Mi primer recuerdo con él se remonta a un concierto en el viejo Teatro Campos bilbaíno. Fuimos un total de cuatro amigos al gallinero (aquello sí que era un gallinero en condiciones), con quizá 17 años. Dos de nosotros éramos melómanos, los otros dos no. Como se interpretaba un concierto para piano (Chaikovski, con toda probabilidad) y yo me lo tomaba muy a pecho, me llevé al teatro unos prismáticos ad hoc, provocando que Mateo (que así le llamábamos, por el apellido) se riera de forma silenciosa pero incontenible durante un buen rato. Yo lo notaba, pero no me enfadé. Se reía con una enorme naturalidad y un gran estilo, era un personaje totalmente distinto a mí, pero siempre he enlazado mejor con distintos intensos que con parecidos pálidos, así que comprendí a la perfección que verme a mi allí sentado, grandote, con las piernas encajonadas y los prismáticos diminutos y nacarados en la mano y sobre mi nariz chata le pareciera gracioso. Lo era, con total seguridad, aunque los seguí usando durante el concierto. Y después de aquel concierto nos hicimos amigos, buenos amigos.

De Mateo aprendí muchas cosas, la primera y más importante que no es precisa la más ínfima intersección de los caracteres ni de los intereses para trazar una amistad sólida. Eso es la empatía, quizá. También aprendí a no llevar prismáticos a los conciertos. Y muchas cosas más.

Después pasaron los años, y las vidas siguieron su curso, y en lugar de confluir nos fuimos separando a todos los niveles, pues dejamos de vernos. Cuando nos encontrábamos él usaba una coletilla: “nena (pues se refería a mi en femenino frecuentemente), no me llamas nunca”. Era cierto. Y yo le respondía: “Los teléfonos tienen dos direcciones, tampoco tú a mí”. Esta conversación se repetía siempre que nos veíamos, pero siempre nos alegrábamos mucho de vernos. Así que ya hay otra cosa que he aprendido de él: hay que llamar. Siempre hay que llamar, porque al final acaba por hacerse demasiado tarde. Ahora mismo no puedo hacerlo, y ahora siento con una furia y una pena enormes no poder hacerlo más. Y pienso que, salvo error, es el primer gran ser de mi juventud más íntima y querida que se me muere, aunque no el primer amigo joven (tan insaciable era el SIDA, tan canalla es la carretera, tan criminal que las drogas sean ilegales y descontroladas).
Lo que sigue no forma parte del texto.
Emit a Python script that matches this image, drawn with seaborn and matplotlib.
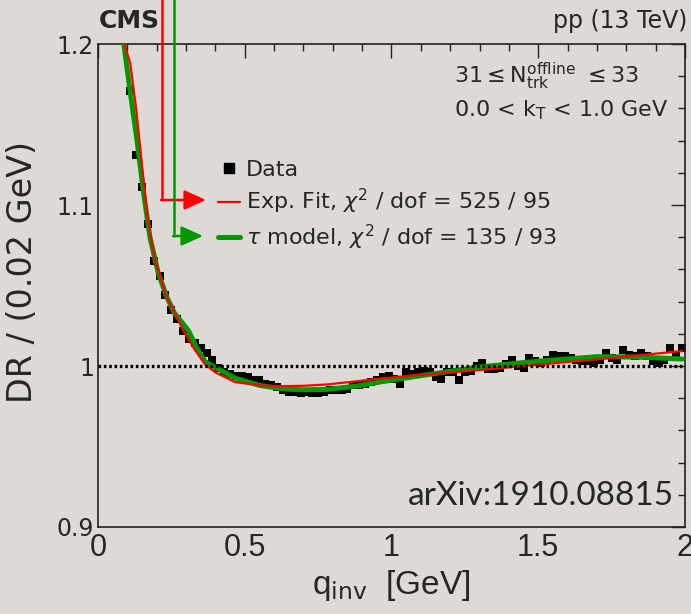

Mateo. Tenía un ingenio natural enorme, una astucia sana y absolutamente envidiable. Era quizá el tipo de amigo que los padres no quieren para sus hijos (hasta que le conocen), y eso le convertía en completamente irrenunciable. Siempre directo, siempre sonriente. Recuerdo fiestas memorables con él y otros amigos, gais en su mayoría, en las que él sabía estar con la clase de un personaje de “El gran Gatsby”, pero sin sus medios –ninguno de nosotros los tenía, desde luego–. Guapo, divertido, leve y comprensivo, no le recuerdo un solo juicio artero sobre nadie, ni una requisitoria, ni un embuste. Aceptaba la libertad de todas y todos para obrar y pensar como legítima defensa de su propia libertad, ¿no es quizá la única vía? Le recuerdo ansioso de vivir, de divertirse; le recuerdo comprometido en el ideal sólo aparentemente simple de ser feliz, pues ese era su sueño, su objetivo, su tozuda ansiedad: ser feliz. Creo que acabó por lograrlo junto a su marido, a quien no tengo el gusto y a quien difícilmente llegarán estas líneas. Pero aquí quedan, y se las dedico a él; pues es duro perderte, Mateo, aunque hace años que no se sepa de ti. Debe ser terrible tu ausencia para quien ha sentido tanto tu intensidad y tus secretos.

Hoy sé sin duda que me regalaste más de lo que yo supe darte. Que descanses, Mateo. Te quise y te quiero mucho.